NASA: Melting sea ice opens the Northwest and Northeast Passage

NASA: Sea ice melt opens the Northwest and Northeast Passage
September 9, 2008

An image released by NASA shows that Arctic sea ice has retreated to the point where both the Northwest Passage around North America and the Northern Sea Route around Russia are open simultaneously. The occurrence marks the first time on record that both passages have been open.

Last month the National Snow and Ice Data Center (NSIDC) reported that Arctic sea ice extent has rearched the second-lowest level since record-keeping began. NSIDC said that in the final weeks of the melt season, the sea ice extent could challenge the record-low of 1.59 million square miles set last year.

Researchers say shifting currents and warmer waters are triggering ice melt, a process which builds on itself since sea ice helps reflect sunlight back into space, cooling the region. When sea ice melts, the dark areas of open water absorb the sun’s radiation, trigger a positive feedback loop that worsens melting. When there is less cloud cover, the effect is intensified.

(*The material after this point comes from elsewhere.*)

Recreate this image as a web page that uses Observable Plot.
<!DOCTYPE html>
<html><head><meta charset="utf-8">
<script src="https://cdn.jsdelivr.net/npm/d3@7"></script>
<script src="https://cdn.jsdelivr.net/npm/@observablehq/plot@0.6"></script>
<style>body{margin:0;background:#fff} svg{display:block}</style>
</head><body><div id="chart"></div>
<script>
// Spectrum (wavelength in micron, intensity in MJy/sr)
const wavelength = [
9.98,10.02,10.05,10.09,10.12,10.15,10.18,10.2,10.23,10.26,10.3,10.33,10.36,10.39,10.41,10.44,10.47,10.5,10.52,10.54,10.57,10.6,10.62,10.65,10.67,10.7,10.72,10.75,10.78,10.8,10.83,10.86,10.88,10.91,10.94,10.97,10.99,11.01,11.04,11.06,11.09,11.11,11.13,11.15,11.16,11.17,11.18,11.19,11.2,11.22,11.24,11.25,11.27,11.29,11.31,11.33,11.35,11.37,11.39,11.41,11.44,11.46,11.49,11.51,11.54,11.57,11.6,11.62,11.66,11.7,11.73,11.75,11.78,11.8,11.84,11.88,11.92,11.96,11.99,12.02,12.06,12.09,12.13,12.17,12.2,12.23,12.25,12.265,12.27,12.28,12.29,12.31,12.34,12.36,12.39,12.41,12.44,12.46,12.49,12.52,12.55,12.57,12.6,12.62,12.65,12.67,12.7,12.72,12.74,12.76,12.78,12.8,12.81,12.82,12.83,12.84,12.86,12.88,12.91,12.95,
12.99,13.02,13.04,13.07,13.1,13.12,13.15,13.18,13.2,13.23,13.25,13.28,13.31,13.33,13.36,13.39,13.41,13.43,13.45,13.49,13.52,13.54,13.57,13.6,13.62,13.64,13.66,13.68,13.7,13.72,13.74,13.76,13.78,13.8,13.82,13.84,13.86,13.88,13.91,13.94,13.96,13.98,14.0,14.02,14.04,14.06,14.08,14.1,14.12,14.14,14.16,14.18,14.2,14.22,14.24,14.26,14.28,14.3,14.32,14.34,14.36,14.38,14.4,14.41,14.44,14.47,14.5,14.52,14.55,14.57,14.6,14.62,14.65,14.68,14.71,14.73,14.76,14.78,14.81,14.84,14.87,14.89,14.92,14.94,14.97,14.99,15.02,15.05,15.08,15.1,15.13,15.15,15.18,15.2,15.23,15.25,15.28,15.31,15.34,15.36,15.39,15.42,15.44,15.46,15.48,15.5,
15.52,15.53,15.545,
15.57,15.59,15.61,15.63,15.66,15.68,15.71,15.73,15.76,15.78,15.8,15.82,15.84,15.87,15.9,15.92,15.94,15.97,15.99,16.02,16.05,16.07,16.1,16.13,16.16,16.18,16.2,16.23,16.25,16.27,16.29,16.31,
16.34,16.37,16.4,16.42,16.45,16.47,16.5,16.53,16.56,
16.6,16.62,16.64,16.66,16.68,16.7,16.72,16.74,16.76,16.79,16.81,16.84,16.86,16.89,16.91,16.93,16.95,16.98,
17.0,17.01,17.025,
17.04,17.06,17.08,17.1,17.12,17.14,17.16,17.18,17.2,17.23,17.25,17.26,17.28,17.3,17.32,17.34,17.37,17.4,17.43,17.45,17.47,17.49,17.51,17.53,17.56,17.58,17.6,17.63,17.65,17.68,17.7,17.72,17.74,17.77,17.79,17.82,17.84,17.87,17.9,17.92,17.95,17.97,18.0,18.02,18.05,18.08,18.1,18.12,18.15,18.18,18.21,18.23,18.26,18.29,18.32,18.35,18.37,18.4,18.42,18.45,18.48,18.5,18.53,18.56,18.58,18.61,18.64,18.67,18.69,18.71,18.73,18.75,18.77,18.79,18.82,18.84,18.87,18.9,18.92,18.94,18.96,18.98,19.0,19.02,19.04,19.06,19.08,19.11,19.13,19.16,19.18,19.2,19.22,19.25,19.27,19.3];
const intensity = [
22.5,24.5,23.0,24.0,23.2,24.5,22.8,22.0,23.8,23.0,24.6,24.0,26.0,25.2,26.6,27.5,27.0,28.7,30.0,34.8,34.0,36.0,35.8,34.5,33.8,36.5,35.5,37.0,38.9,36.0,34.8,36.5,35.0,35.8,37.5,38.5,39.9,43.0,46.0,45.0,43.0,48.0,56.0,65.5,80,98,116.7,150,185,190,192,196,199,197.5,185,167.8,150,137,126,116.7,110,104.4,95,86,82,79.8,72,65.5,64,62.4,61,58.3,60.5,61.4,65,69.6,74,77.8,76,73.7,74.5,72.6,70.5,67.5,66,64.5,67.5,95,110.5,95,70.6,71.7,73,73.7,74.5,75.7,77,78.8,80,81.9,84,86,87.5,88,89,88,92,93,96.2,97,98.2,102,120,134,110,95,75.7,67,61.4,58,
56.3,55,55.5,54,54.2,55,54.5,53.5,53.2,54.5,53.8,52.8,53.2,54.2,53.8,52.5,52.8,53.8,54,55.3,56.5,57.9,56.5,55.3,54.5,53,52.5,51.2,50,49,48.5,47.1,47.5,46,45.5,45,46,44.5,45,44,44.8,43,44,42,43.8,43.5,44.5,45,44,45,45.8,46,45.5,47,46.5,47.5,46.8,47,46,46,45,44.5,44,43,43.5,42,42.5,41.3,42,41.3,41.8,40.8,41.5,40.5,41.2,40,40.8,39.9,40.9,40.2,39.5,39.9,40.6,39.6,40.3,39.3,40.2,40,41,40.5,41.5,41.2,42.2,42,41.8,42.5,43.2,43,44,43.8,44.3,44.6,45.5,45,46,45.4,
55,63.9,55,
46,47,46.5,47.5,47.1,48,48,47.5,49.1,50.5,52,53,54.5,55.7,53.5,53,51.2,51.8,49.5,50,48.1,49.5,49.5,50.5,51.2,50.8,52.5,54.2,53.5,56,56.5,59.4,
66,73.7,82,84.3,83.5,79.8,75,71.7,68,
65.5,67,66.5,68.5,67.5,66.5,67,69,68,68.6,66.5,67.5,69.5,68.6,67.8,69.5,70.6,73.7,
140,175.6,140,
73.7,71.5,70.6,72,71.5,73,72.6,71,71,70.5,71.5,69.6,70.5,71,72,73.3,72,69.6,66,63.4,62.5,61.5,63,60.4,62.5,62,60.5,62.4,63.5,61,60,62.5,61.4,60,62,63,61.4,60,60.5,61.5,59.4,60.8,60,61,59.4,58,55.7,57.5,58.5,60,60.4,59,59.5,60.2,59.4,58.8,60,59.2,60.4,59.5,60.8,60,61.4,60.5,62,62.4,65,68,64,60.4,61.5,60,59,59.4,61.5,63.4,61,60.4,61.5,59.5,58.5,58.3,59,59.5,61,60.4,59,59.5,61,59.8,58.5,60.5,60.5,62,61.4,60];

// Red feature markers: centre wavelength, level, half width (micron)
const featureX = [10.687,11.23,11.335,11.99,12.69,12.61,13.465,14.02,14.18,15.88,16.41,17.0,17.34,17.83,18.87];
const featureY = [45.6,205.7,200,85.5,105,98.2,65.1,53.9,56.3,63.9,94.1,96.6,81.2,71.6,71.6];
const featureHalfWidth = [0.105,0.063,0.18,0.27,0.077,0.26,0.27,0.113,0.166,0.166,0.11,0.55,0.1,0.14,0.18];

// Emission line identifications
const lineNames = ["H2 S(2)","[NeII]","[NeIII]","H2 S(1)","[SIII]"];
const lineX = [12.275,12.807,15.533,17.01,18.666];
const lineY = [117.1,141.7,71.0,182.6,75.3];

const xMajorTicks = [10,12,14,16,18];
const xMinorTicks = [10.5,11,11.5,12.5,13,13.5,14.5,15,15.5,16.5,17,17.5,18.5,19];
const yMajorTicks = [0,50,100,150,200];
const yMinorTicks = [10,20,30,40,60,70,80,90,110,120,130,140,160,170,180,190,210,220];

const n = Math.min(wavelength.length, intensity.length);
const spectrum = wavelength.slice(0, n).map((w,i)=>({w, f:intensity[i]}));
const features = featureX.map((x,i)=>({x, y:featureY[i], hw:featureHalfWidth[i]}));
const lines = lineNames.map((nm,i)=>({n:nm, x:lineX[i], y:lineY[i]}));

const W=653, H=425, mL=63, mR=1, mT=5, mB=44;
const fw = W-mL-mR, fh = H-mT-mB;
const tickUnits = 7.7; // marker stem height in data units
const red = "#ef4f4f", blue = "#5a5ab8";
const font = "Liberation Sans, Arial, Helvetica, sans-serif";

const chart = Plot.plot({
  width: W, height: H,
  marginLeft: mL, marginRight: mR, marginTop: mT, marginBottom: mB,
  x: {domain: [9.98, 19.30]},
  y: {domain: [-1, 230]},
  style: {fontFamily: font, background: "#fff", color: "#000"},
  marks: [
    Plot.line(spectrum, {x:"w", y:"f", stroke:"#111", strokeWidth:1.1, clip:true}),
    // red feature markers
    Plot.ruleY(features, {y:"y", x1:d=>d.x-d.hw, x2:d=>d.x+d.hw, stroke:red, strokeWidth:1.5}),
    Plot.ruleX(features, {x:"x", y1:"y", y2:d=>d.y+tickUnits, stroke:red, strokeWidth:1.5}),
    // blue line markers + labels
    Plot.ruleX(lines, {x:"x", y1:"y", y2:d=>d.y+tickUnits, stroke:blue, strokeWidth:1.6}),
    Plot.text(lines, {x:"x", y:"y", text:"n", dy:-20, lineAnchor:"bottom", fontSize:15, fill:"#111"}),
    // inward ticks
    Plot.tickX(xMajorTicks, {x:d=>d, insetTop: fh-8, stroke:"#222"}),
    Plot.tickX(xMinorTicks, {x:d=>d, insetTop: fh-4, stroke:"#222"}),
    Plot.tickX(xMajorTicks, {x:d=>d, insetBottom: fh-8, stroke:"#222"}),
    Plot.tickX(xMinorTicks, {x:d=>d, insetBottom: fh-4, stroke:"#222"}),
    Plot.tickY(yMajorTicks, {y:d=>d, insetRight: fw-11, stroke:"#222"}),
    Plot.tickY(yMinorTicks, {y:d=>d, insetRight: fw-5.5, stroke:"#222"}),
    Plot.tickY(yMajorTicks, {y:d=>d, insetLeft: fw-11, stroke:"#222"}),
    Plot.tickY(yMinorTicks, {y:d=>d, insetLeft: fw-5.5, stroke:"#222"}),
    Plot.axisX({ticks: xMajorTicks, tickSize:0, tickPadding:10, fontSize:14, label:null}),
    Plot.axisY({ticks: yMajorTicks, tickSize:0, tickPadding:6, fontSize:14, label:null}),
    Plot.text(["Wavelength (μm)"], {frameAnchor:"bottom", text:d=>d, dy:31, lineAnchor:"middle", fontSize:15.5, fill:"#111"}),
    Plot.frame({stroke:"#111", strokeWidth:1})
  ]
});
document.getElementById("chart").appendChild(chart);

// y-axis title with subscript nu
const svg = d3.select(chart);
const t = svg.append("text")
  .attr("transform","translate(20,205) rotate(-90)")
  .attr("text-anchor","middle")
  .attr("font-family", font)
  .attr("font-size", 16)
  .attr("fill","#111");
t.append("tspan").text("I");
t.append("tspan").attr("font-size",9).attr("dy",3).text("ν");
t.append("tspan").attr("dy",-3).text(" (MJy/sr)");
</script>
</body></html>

This image shows Arctic sea ice concentration on September 8, 2008, as observed by the Advanced Microwave Scanning Radiometer–Earth Observing System (AMSR-E) sensor on NASA’s Aqua satellite. The observations are collected on a pixel by pixel basis over the Arctic. The percentage of a 12.5-square-kilometer pixel covered by ice is shown in shades of dark blue (no ice) to white (100 percent ice). The gray line around the Arctic basin shows the median minimum extent of sea ice from 1979-2000. NASA image created by Jesse Allen, using data obtained courtesy of the National Snow and Ice Data Center (NSIDC). Caption by Rebecca Lindsey.

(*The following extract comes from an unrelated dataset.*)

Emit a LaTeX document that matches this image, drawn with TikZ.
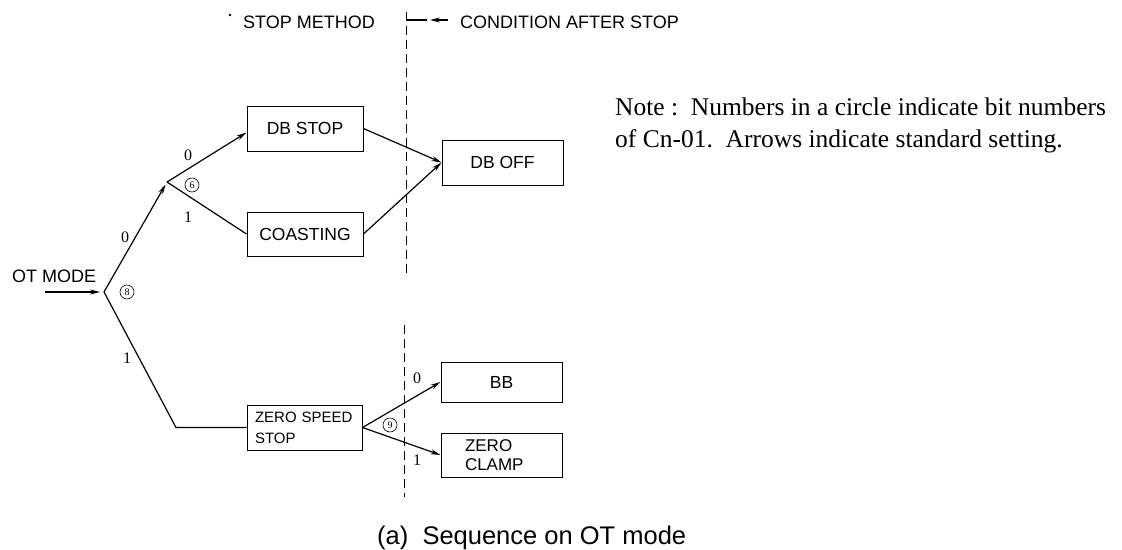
\documentclass[tikz,border=0pt]{standalone}
\usepackage{fontspec}
\setmainfont{Liberation Serif}
\setsansfont{Liberation Sans}
\usetikzlibrary{arrows.meta}
\begin{document}
\begin{tikzpicture}[x=1pt,y=-1pt,
  box/.style={draw, line width=1pt, inner sep=0pt, font=\sffamily\fontsize{17.5}{20}\selectfont},
  lbl/.style={inner sep=0pt, font=\fontsize{16}{16}\selectfont},
  bit/.style={draw, circle, line width=0.6pt, minimum size=14pt, inner sep=0pt, font=\fontsize{10}{10}\selectfont},
  conn/.style={line width=1.2pt},
  arr/.style={conn, -{Stealth[length=10pt,width=5pt]}},
  divider/.style={line width=1pt, dash pattern=on 9pt off 5pt},
  head/.style={inner sep=0pt, anchor=base west, font=\sffamily\fontsize{18}{20}\selectfont},
  notetext/.style={inner sep=0pt, anchor=base west, font=\fontsize{25.5}{30}\selectfont}]
\useasboundingbox (0,0) rectangle (1122,549);

% headings
\fill (230,15) circle (1.3pt);
\node[head] (stopm) at (243,28.5) {STOP METHOD};
\node[head] (cond) at (460,28.5) {CONDITION AFTER STOP};
\coordinate (dtop) at (406,12);
\coordinate (dbot) at (406,277);
\draw[divider] (dtop) -- (dbot);
\coordinate (cl) at (406,20);
\coordinate (cm) at (427,20);
\coordinate (ctip) at (430,20);
\coordinate (ctail) at (448,20);
\draw[conn] (cl) -- (cm);
\draw[arr] (ctail) -- (ctip);

% lower divider
\coordinate (ltop) at (404,325);
\coordinate (lbot) at (404,497);
\draw[divider] (ltop) -- (lbot);

% boxes
\node[box, minimum width=116pt, minimum height=45pt] (dbstop) at (305,128.5) {DB STOP};
\node[box, minimum width=116pt, minimum height=44pt] (coast) at (305,234) {COASTING};
\node[box, minimum width=121pt, minimum height=45pt] (dboff) at (502.5,162.5) {DB OFF};
\node[box, minimum height=45pt, text width=99pt, inner xsep=8pt, align=left,
      font=\sffamily\fontsize{15}{21}\selectfont] (zss) at (304.5,427.5) {ZERO SPEED\\STOP};
\node[box, minimum width=121pt, minimum height=40pt] (bb) at (501.5,382) {BB};
\node[box, minimum height=44pt, text width=73pt, inner xsep=24pt, align=left,
      font=\sffamily\fontsize{17}{19.5}\selectfont] (zc) at (501.5,455) {ZERO\\CLAMP};

% input
\node[head] (ot) at (12,282.5) {OT MODE};
\coordinate (otin) at (45,292);
\coordinate (b8) at (104,292);
\coordinate (b6) at (167,182);
\coordinate (c) at (176,427.5);

% connectors
\draw[arr, shorten >=4pt] (otin) -- (b8);
\draw[arr, shorten >=3pt] (b8) -- (b6);
\draw[conn] (b8) -- (c) -- (zss.west);
\draw[arr] (b6) -- ([yshift=-4pt]dbstop.west);
\draw[conn] (b6) -- (coast.west);
\draw[arr] (dbstop.east) -- (dboff.west);
\draw[arr] (coast.east) -- (dboff.west);
\draw[arr] (zss.east) -- (bb.west);
\draw[arr] (zss.east) -- (zc.west);

% branch labels
\node[lbl] (l6a) at (188,155) {0};
\node[lbl] (l6b) at (188,217) {1};
\node[lbl] (l8a) at (125,237) {0};
\node[lbl] (l8b) at (127,358) {1};
\node[lbl] (l9a) at (417,378) {0};
\node[lbl] (l9b) at (417,460) {1};
\node[bit] (bit6) at (192,185) {6};
\node[bit] (bit8) at (127,292) {8};
\node[bit] (bit9) at (390,425) {9};

% note and caption
\node[notetext] (note1) at (615,115) {Note :\ \ Numbers in a circle indicate bit numbers};
\node[notetext] (note2) at (615,147) {of Cn-01.\ \ Arrows indicate standard setting.};
\node[inner sep=0pt, anchor=base west, font=\sffamily\fontsize{25.5}{30}\selectfont] (cap) at (377,544) {(a)\ \ Sequence on OT mode};
\end{tikzpicture}
\end{document}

Environmentalists are concerned that the loss of summer sea ice could have dramatic implications for wildlife — like polar bear and walrus — that depend on pack ice for feeding. At the same time, some developers welcome declining ice cover in that it could make it easier to exploit the Arctic’s rich mineral, oil and gas deposits. Melting has already triggered a scramble between Canada, Russia, the U.S., Denmark, Sweden and Norway over rights to seabed resources.